The friction is plain. MARCA reports that Álvarez "no quiere renovar" at Atlético and that he rejected an offer to improve his salary because, in the paper’s words, "no acepta la oferta para mejorar su salario porque su hoja de ruta pasa por vestir otra elástica el próximo curso." MARCA also framed the situation bluntly: "Quiere ir al Barça, sin capacidad financiera para pagar los mínimo 150 millones que cuesta." Atlético, by contrast, is said to be holding out for a sum well above Barcelona’s opening figure and some inside the club oppose including players in any exchange designed to lower the cash required. The player’s contract carries a 500 million euro release clause, but Atlético appears intent on extracting a top-level fee and — if they sell — will need to recruit a high-quality number nine.

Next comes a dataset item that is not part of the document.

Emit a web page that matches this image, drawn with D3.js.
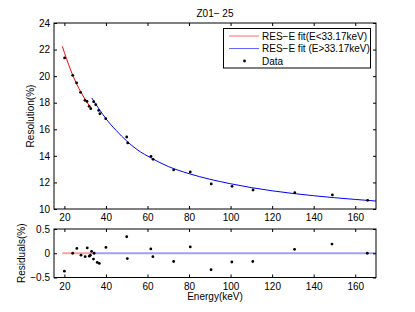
<!DOCTYPE html>
<html><head><meta charset="utf-8">
<script src="https://cdn.jsdelivr.net/npm/d3@7"></script>
<style>
body{margin:0;background:#fff;}
svg text{font-family:"Liberation Sans",Arial,sans-serif;fill:#000;}
</style></head>
<body><svg id="c" width="415" height="312"></svg>
<script>
// ---- data ----
const title = "Z01\u2212 25";
const xTicks = [20, 40, 60, 80, 100, 120, 140, 160];
const yTicksTop = [10, 12, 14, 16, 18, 20, 22, 24];
const yTicksRes = [-0.5, 0, 0.5];
const splitE = 33.17;

const dataE = [20.1, 24, 25.9, 27.8, 29.9, 30.9, 31.9, 32.7, 34.1, 35.1, 36.5, 37.1, 39.9, 50, 50.5, 61.7, 62.7, 72.6, 80.6, 90.7, 100.7, 110.8, 130.9, 149, 166];
const dataR = [21.37, 20.06, 19.49, 18.78, 18.18, 18.1, 17.73, 17.55, 18.08, 17.85, 17.42, 17.17, 16.8, 15.42, 14.97, 13.96, 13.74, 12.94, 12.79, 11.89, 11.71, 11.43, 11.23, 11.06, 10.65];

const redFitE = [19, 20, 22, 24, 26, 28, 30, 32, 33.17];
const redFitR = [22.24, 21.78, 20.88, 20.08, 19.38, 18.78, 18.25, 17.78, 17.53];
const blueFitE = [33.17, 35, 37, 40, 45, 50, 55, 62, 70, 80, 90, 100, 110, 120, 130, 140, 150, 160, 170];
const blueFitR = [18.36, 17.92, 17.46, 16.8, 15.9, 15.12, 14.47, 13.82, 13.2, 12.66, 12.24, 11.9, 11.61, 11.37, 11.17, 11.0, 10.85, 10.72, 10.6];

const resE = [20, 24, 26, 28, 30, 31, 32, 32.5, 33.1, 34, 34.3, 35.8, 36.8, 40, 50, 50.3, 61.6, 62.6, 72.6, 80.6, 90.6, 100.6, 110.7, 130.8, 148.8, 165.8];
const resV = [-0.37, 0, 0.1, -0.04, -0.07, 0.11, -0.06, -0.04, 0.04, -0.12, 0, -0.19, -0.21, 0.12, 0.34, -0.11, 0.09, -0.07, -0.17, 0.13, -0.34, -0.18, -0.17, 0.08, 0.19, 0];

const legendLabels = ["RES\u2212E fit(E<33.17keV)", "RES\u2212E fit (E>33.17keV)", "Data"];
const colors = {red: "#ff0000", blue: "#0000ff"};

// ---- drawing ----
const svg = d3.select("#c");
const L = 54, R = 376;
const x = d3.scaleLinear().domain([15, 170]).range([L, R]);
const yTop = d3.scaleLinear().domain([10, 24]).range([209, 23]);
const yRes = d3.scaleLinear().domain([-0.5, 0.5]).range([277.5, 229]);
const fmt = d => (d < 0 ? "\u2212" + Math.abs(d) : String(d));

function frame(y, yt, labelX) {
  const g = svg.append("g");
  const [y0, y1] = y.range();
  // bottom axis with labels
  const bx = g.append("g").attr("transform", `translate(0,${y0})`)
    .call(d3.axisBottom(x).tickValues(xTicks).tickSizeInner(-3).tickSizeOuter(0).tickPadding(5));
  const tx = g.append("g").attr("transform", `translate(0,${y1})`)
    .call(d3.axisTop(x).tickValues(xTicks).tickSizeInner(-3).tickSizeOuter(0).tickFormat(""));
  const ly = g.append("g").attr("transform", `translate(${L},0)`)
    .call(d3.axisLeft(y).tickValues(yt).tickSizeInner(-3).tickSizeOuter(0).tickPadding(4).tickFormat(fmt));
  const ry = g.append("g").attr("transform", `translate(${R},0)`)
    .call(d3.axisRight(y).tickValues(yt).tickSizeInner(-3).tickSizeOuter(0).tickFormat(""));
  [bx, tx, ly, ry].forEach(a => {
    a.select(".domain").remove();
    a.selectAll("line").attr("stroke", "#000");
    a.selectAll("text").style("font-size", "10px").attr("fill", "#000");
  });
  g.append("rect").attr("x", L).attr("y", y1).attr("width", R - L).attr("height", y0 - y1)
    .attr("fill", "none").attr("stroke", "#000").attr("stroke-width", 1);
}

// top plot curves
const line = d3.line().x(d => x(d[0])).y(d => yTop(d[1])).curve(d3.curveMonotoneX);
svg.append("path").datum(redFitE.map((e, i) => [e, redFitR[i]]))
  .attr("d", line).attr("fill", "none").attr("stroke", colors.red).attr("stroke-width", 1);
svg.append("path").datum(blueFitE.map((e, i) => [e, blueFitR[i]]))
  .attr("d", line).attr("fill", "none").attr("stroke", colors.blue).attr("stroke-width", 1);
svg.append("g").selectAll("circle").data(dataE).join("circle")
  .attr("cx", (d) => x(d)).attr("cy", (d, i) => yTop(dataR[i])).attr("r", 1.4).attr("fill", "#000");
frame(yTop, yTicksTop);

// residual plot
svg.append("line").attr("x1", x(redFitE[0])).attr("x2", x(splitE)).attr("y1", yRes(0)).attr("y2", yRes(0))
  .attr("stroke", "#f7a0a0").attr("stroke-width", 2);
svg.append("line").attr("x1", x(splitE)).attr("x2", R).attr("y1", yRes(0)).attr("y2", yRes(0))
  .attr("stroke", "#a0a0f7").attr("stroke-width", 2);
svg.append("g").selectAll("circle").data(resE).join("circle")
  .attr("cx", d => x(d)).attr("cy", (d, i) => yRes(resV[i])).attr("r", 1.4).attr("fill", "#000");
frame(yRes, yTicksRes);

// texts
svg.append("text").attr("x", (L + R) / 2).attr("y", 16.5).attr("text-anchor", "middle")
  .style("font-size", "10px").text(title);
svg.append("text").attr("transform", `translate(34,${(23 + 209) / 2}) rotate(-90)`)
  .attr("text-anchor", "middle").style("font-size", "10px").text("Resolution(%)");
svg.append("text").attr("transform", `translate(25,${(229 + 277.5) / 2}) rotate(-90)`)
  .attr("text-anchor", "middle").style("font-size", "10px").text("Residuals(%)");
svg.append("text").attr("x", (L + R) / 2).attr("y", 300).attr("text-anchor", "middle")
  .style("font-size", "10px").text("Energy(keV)");

// legend
const lg = svg.append("g");
lg.append("rect").attr("x", 223.5).attr("y", 28.5).attr("width", 147).attr("height", 39.5)
  .attr("fill", "#fff").attr("stroke", "#000");
const ly0 = [36, 48.5, 61];
lg.append("line").attr("x1", 229).attr("x2", 259).attr("y1", ly0[0]).attr("y2", ly0[0])
  .attr("stroke", colors.red).attr("stroke-width", 1).attr("stroke-opacity", 0.6);
lg.append("line").attr("x1", 229).attr("x2", 259).attr("y1", ly0[1]).attr("y2", ly0[1])
  .attr("stroke", colors.blue).attr("stroke-width", 1).attr("stroke-opacity", 0.6);
lg.append("circle").attr("cx", 244.5).attr("cy", ly0[2]).attr("r", 1.4).attr("fill", "#000");
legendLabels.forEach((t, i) => {
  lg.append("text").attr("x", 262).attr("y", ly0[i] + 3.5).style("font-size", "10px").text(t);
});
</script></body></html>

Barcelona’s immediate next move, as laid out in the talks, is to put an offer on the table. SPORT’s figures suggest that offer will be in the region of €90m plus performance-related bonuses; Barcelona calculates the package could move toward €100m with add-ons. What follows next is straightforward bargaining: Atlético must decide whether to engage at that level, Barcelona must decide how far it will stretch given reported internal limits, and PSG or Arsenal could attempt to upend the negotiation if Atlético keeps the price high.
For Julián Álvarez, the human centre of this sequence, the story is now a race between stated preference and market reality. He reportedly told Atlético through his agent that he "está feliz en el club, pero que si sale la opción del Barcelona la preferiría," and multiple outlets have conveyed that he wants to play for Barcelona next season. The closing judgment is this: Barcelona has laid the groundwork and plans to make an opening bid, but with Atlético holding a much higher asking price and rival suitors waiting, the club has only a narrow window to convert preference into transfer before Argentina’s campaign begins on June 17.